Кто-то поднял бокал, затянул: «Имя твое святое останется в веках». Это о полководце Андранике. Я очень люблю эту песню. Певец заливается на турецкий манер, а руки держит близ лица, будто бьет в бубен. Видимо, он из тех, что поют на похоронах или на свадьбах.
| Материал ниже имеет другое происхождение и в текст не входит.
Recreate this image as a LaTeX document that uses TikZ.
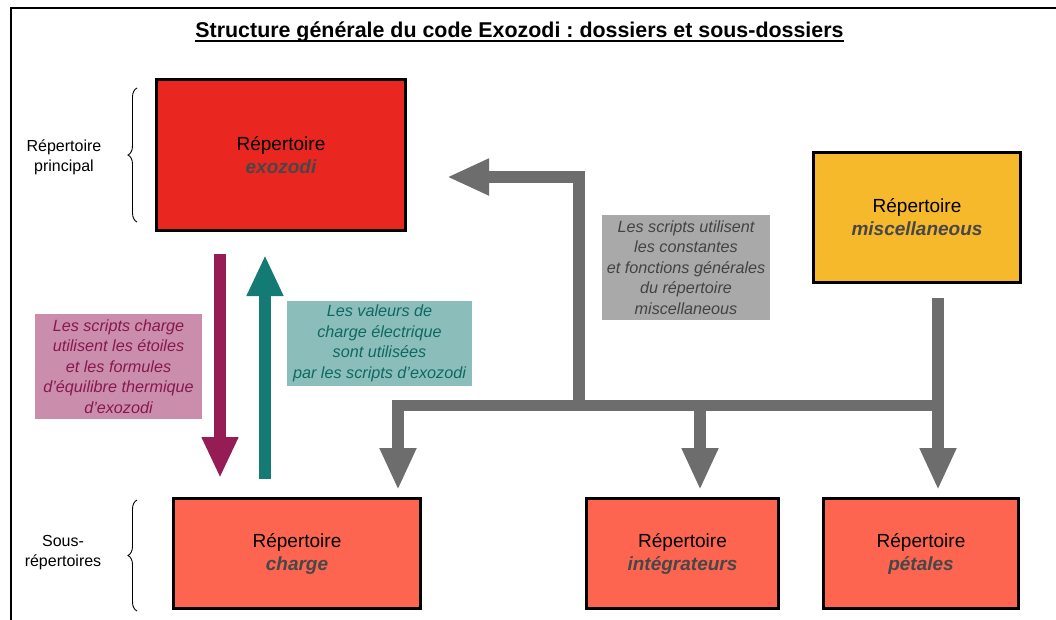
\documentclass[tikz,border=0pt]{standalone}
\usepackage{fontspec}
\setmainfont{Liberation Sans}
\usetikzlibrary{arrows.meta,decorations.pathreplacing,calc}
\frenchspacing
\definecolor{redbox}{HTML}{EA2620}
\definecolor{miscbox}{HTML}{F6B92B}
\definecolor{subbox}{HTML}{FD6551}
\definecolor{dirgray}{HTML}{474747}
\definecolor{magarrow}{HTML}{951C55}
\definecolor{magfill}{HTML}{CB8DAC}
\definecolor{magtext}{HTML}{86194D}
\definecolor{tealarrow}{HTML}{137B73}
\definecolor{tealfill}{HTML}{8BBEBA}
\definecolor{tealtext}{HTML}{0E6962}
\definecolor{grayarrow}{HTML}{6D6D6D}
\definecolor{grayfill}{HTML}{A9A9A9}
\definecolor{graytext}{HTML}{434343}
\tikzset{
  dirbox/.style={draw=black, line width=3pt, align=center, inner sep=0pt,
    font=\fontsize{19}{23}\selectfont},
  sidelabel/.style={align=center, inner sep=0pt, font=\fontsize{16}{20}\selectfont},
  notebox/.style={align=center, inner sep=0pt, font=\fontsize{16.2}{20.5}\selectfont\itshape},
  bracestyle/.style={decorate, decoration={brace, amplitude=9pt}, line width=0.9pt},
  bigarrow/.style={line width=12pt, -{Triangle[width=34pt,length=41pt]}},
  grayline/.style={draw=grayarrow, line width=11.5pt, line join=miter},
  grayarr/.style={grayline, -{Triangle[width=34pt,length=42pt]}},
}
\newcommand{\dirname}[1]{{\bfseries\itshape\color{dirgray}#1}}
\begin{document}
\begin{tikzpicture}[x=1pt,y=-1pt]
\useasboundingbox (0,0) rectangle (1056,619);
\fill[white] (0,0) rectangle (1056,619);
\draw[line width=2.2pt] (1060,8) -- (11,8) -- (11,625);

% title
\node[anchor=base, inner sep=0pt, font=\fontsize{21.4}{25}\selectfont\bfseries] (title) at (519.5,37)
  {Structure générale du code Exozodi : dossiers et sous-dossiers};
\draw[line width=1.5pt] ($(title.base west)+(0,4)$) -- ($(title.base east)+(0,4)$);

% boxes
\node[dirbox, fill=redbox, minimum width=249pt, minimum height=151pt] (exozodi) at (281,155)
  {Répertoire\\\dirname{exozodi}};
\node[dirbox, fill=miscbox, minimum width=207pt, minimum height=130pt] (misc) at (917,217.5)
  {Répertoire\\\dirname{miscellaneous}};
\node[dirbox, fill=subbox, minimum width=247pt, minimum height=110pt] (charge) at (297,553.5)
  {Répertoire\\\dirname{charge}};
\node[dirbox, fill=subbox, minimum width=192pt, minimum height=110pt] (integ) at (682.5,553.5)
  {Répertoire\\\dirname{intégrateurs}};
\node[dirbox, fill=subbox, minimum width=195pt, minimum height=110pt] (petales) at (921,553.5)
  {Répertoire\\\dirname{pétales}};

% side labels and braces
\node[sidelabel] (principal) at (64,157) {Répertoire\\principal};
\node[sidelabel] (sous) at (63,553) {Sous-\\répertoires};
\coordinate (b1a) at (137,222);
\coordinate (b1b) at (137,88);
\coordinate (b2a) at (137,611);
\coordinate (b2b) at (137,500);
\draw[bracestyle] (b1a) -- (b1b);
\draw[bracestyle] (b2a) -- (b2b);

% note boxes
\node[notebox, fill=magfill, text=magtext, minimum width=167pt, minimum height=105pt] (magnote) at (118.5,366.5)
  {Les scripts charge\\utilisent les étoiles\\et les formules\\d’équilibre thermique\\d’exozodi};
\node[notebox, fill=tealfill, text=tealtext, minimum width=185pt, minimum height=85pt] (tealnote) at (379.5,343.5)
  {Les valeurs de\\charge électrique\\sont utilisées\\par les scripts d’exozodi};
\node[notebox, fill=grayfill, text=graytext, minimum width=168pt, minimum height=105pt] (graynote) at (686,267.5)
  {Les scripts utilisent\\les constantes\\et fonctions générales\\du répertoire\\miscellaneous};

% magenta and teal arrows
\coordinate (mx) at (220,0);
\coordinate (tx) at (265,0);
\draw[bigarrow, draw=magarrow, fill=magarrow, shorten <=22pt, shorten >=19pt]
  (exozodi.south -| mx) -- (charge.north -| mx);
\draw[bigarrow, draw=tealarrow, fill=tealarrow, shorten <=18pt, shorten >=23pt]
  (charge.north -| tx) -- (exozodi.south -| tx);

% gray arrows
\coordinate (gx) at (938,0);
\coordinate (cx) at (398,0);
\coordinate (ix) at (700,0);
\coordinate (ux) at (579,0);
\coordinate (bus) at (0,405.5);
\coordinate (ua) at (579,177);
\draw[grayarr, shorten <=14pt, shorten >=7pt] (misc.south -| gx) -- (petales.north -| gx);
\draw[grayarr, shorten >=7pt] ($(bus -| gx)+(5.75,0)$) -- (bus -| cx) -- (charge.north -| cx);
\draw[grayarr, shorten >=7pt] (bus -| ix) -- (integ.north -| ix);
\draw[grayarr, shorten >=40pt] ($(bus -| ux)+(0,5.75)$) -- (ua) -- (exozodi.east |- ua);
\end{tikzpicture}
\end{document}
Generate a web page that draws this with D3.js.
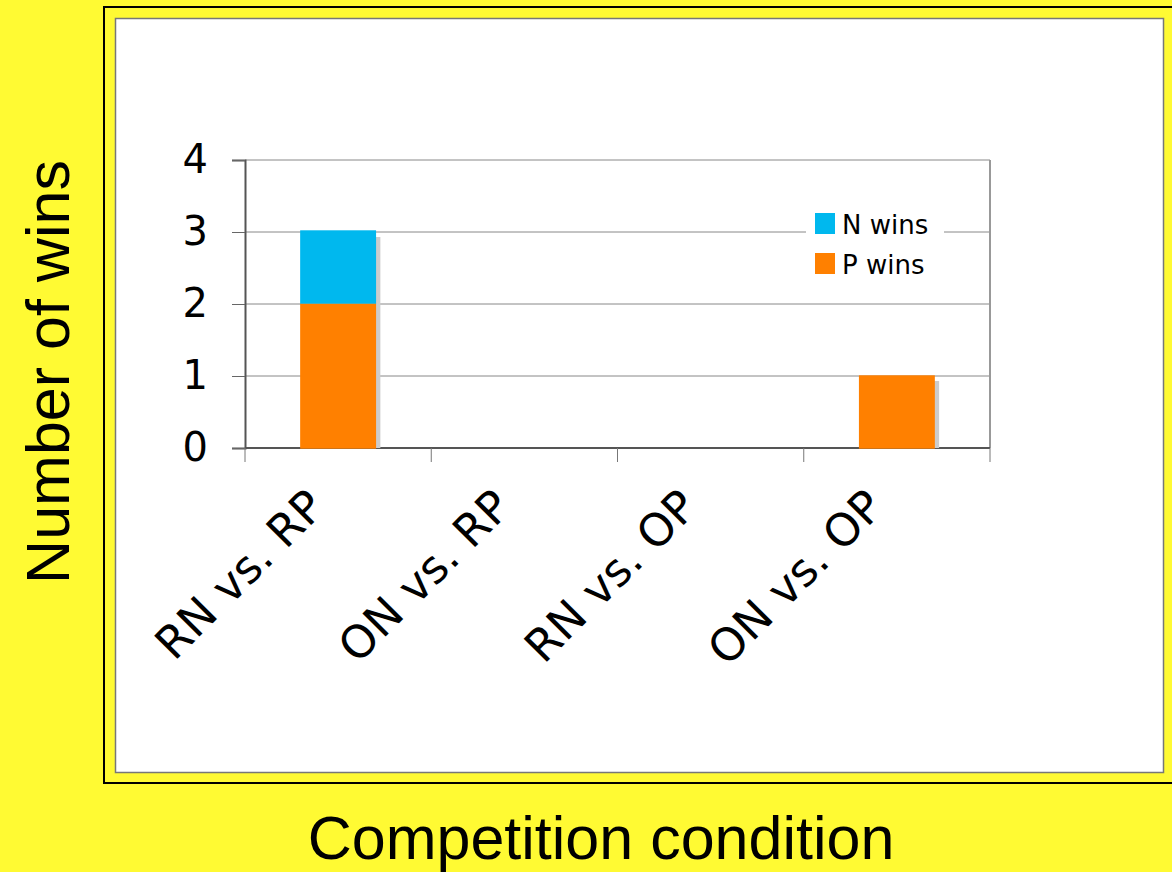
<!DOCTYPE html>
<html><head><meta charset="utf-8">
<script src="https://cdn.jsdelivr.net/npm/d3@7/dist/d3.min.js"></script>
<style>body{margin:0;background:#fffa33;}svg{display:block;}</style>
</head><body>
<svg id="c" width="1172" height="872"></svg>
<script>
const categories = ["RN vs. RP", "ON vs. RP", "RN vs. OP", "ON vs. OP"];
const pWins = [2, 0, 0, 1];
const nWins = [1, 0, 0, 0];
const seriesNames = ["P wins", "N wins"];
const seriesColors = ["#ff8000", "#00b8ee"];
const yTicks = [0, 1, 2, 3, 4];

const svg = d3.select("#c");
svg.append("rect").attr("width",1172).attr("height",872).attr("fill","#fffa33");
// outer frame
svg.append("rect").attr("x",104).attr("y",7).attr("width",1100).attr("height",776)
  .attr("fill","none").attr("stroke","#000").attr("stroke-width",2);
// inner white panel
svg.append("rect").attr("x",115.5).attr("y",18.5).attr("width",1048).attr("height",754)
  .attr("fill","#fff").attr("stroke","#777").attr("stroke-width",1.5);

const m = {l:245, r:990, t:160, b:448};
const x = d3.scaleBand().domain(categories).range([m.l, m.r]).paddingInner(0.6).paddingOuter(0.3);
const xb = d3.scaleBand().domain(categories).range([m.l, m.r]);
const y = d3.scaleLinear().domain([0,4]).range([m.b, m.t]);
const FONT_V = "DejaVu Sans, Verdana, sans-serif";
const FONT_H = "Liberation Sans, Arial, Helvetica, sans-serif";

// gridlines
svg.append("g").selectAll("line").data(yTicks.slice(1)).join("line")
  .attr("x1",m.l).attr("x2",m.r).attr("y1",d=>y(d)).attr("y2",d=>y(d))
  .attr("stroke","#888").attr("stroke-width",1);
// right border
svg.append("line").attr("x1",m.r).attr("x2",m.r).attr("y1",m.t).attr("y2",m.b)
  .attr("stroke","#999").attr("stroke-width",2);

// y axis
const ya = svg.append("g").attr("transform",`translate(${m.l},0)`)
  .call(d3.axisLeft(y).tickValues(yTicks).tickFormat(d3.format("d")).tickSize(13).tickPadding(24));
ya.select(".domain").attr("stroke","#555").attr("stroke-width",2);
ya.selectAll(".tick line").attr("stroke","#666");
ya.selectAll("text").attr("font-family",FONT_V).attr("font-size",40).attr("fill","#000");

// x axis
const xa = svg.append("g").attr("transform",`translate(0,${m.b})`);
xa.append("line").attr("x1",m.l).attr("x2",m.r).attr("stroke","#555").attr("stroke-width",2);
const edges = categories.map(c=>xb(c)).concat([m.r]);
xa.selectAll("line.t").data(edges).join("line").attr("class","t")
  .attr("x1",d=>d).attr("x2",d=>d).attr("y1",0).attr("y2",14).attr("stroke","#777");
xa.selectAll("text").data(categories).join("text")
  .attr("transform", d=>`translate(${x(d)+x.bandwidth()/2-11},${61}) rotate(-45)`)
  .attr("text-anchor","end").attr("font-family",FONT_V)
  .attr("font-size",45).attr("fill","#000").text(d=>d);

const stackData = categories.map((c,i)=>({cat:c, "P wins":pWins[i], "N wins":nWins[i]}));
const stack = d3.stack().keys(seriesNames)(stackData);

// shadows
svg.append("g").selectAll("rect").data(stackData).join("rect")
  .attr("x", d=>x(d.cat)+5).attr("width", x.bandwidth())
  .attr("y", d=>y(d["P wins"]+d["N wins"])+5)
  .attr("height", d=>Math.max(0, y(0)-y(d["P wins"]+d["N wins"])-5))
  .attr("fill","#cccccc");

stack.forEach((s,k)=>{
  svg.append("g").selectAll("rect").data(s).join("rect")
    .attr("x", d=>x(d.data.cat)).attr("width", x.bandwidth())
    .attr("y", d=>y(d[1]) - k).attr("height", d=>y(d[0])-y(d[1]))
    .attr("fill", seriesColors[k]).attr("stroke", seriesColors[k]).attr("stroke-width",1.4);
});

// legend
const lg = svg.append("g");
lg.append("rect").attr("x",806).attr("y",205).attr("width",138).attr("height",80).attr("fill","#fff");
const legItems = [{n:"N wins", c:seriesColors[1]}, {n:"P wins", c:seriesColors[0]}];
legItems.forEach((it,i)=>{
  lg.append("rect").attr("x",815).attr("y",213+i*40).attr("width",20).attr("height",21).attr("fill",it.c);
  lg.append("text").attr("x",842).attr("y",234+i*40).attr("font-family",FONT_V)
    .attr("font-size",26).attr("fill","#000").text(it.n);
});

// titles
svg.append("text").attr("transform","translate(69,372) rotate(-90)").attr("text-anchor","middle")
  .attr("font-family",FONT_H).attr("font-size",61).attr("fill","#000").text("Number of wins");
svg.append("text").attr("x",601).attr("y",859).attr("text-anchor","middle")
  .attr("font-family",FONT_H).attr("font-size",61).attr("fill","#000").text("Competition condition");
</script>
</body></html>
Кто-то провозглашает тост:
— Я готов умереть за наш народ! Кто не любит свой народ больше других, тот не человек!
Другие тоже говорят.
Я не слушаю их. Не встаю. Не хочу пить за здоровье нашего народа, который, мол, выше других. Я устал от этого тоста, и для меня, чего греха таить, мой народ не выше других. Он просто мой, как глаза, как мать, как болезнь, как память, радость и горе. Но кто же пьет за свои глаза, за болезнь? Я побывал в Тер-Зоре, в Карсе, смотрел на гору Муса[12]
, сидел опустошенный на берегу Евфрата, и не мне учиться патриотизму. А этот тост не поддерживаю. Тамада видит, что я не пью, не встаю. Тот, что пел «Андраника», теперь заливисто тянет мугам, а оратор упрямо продолжает застольную речь.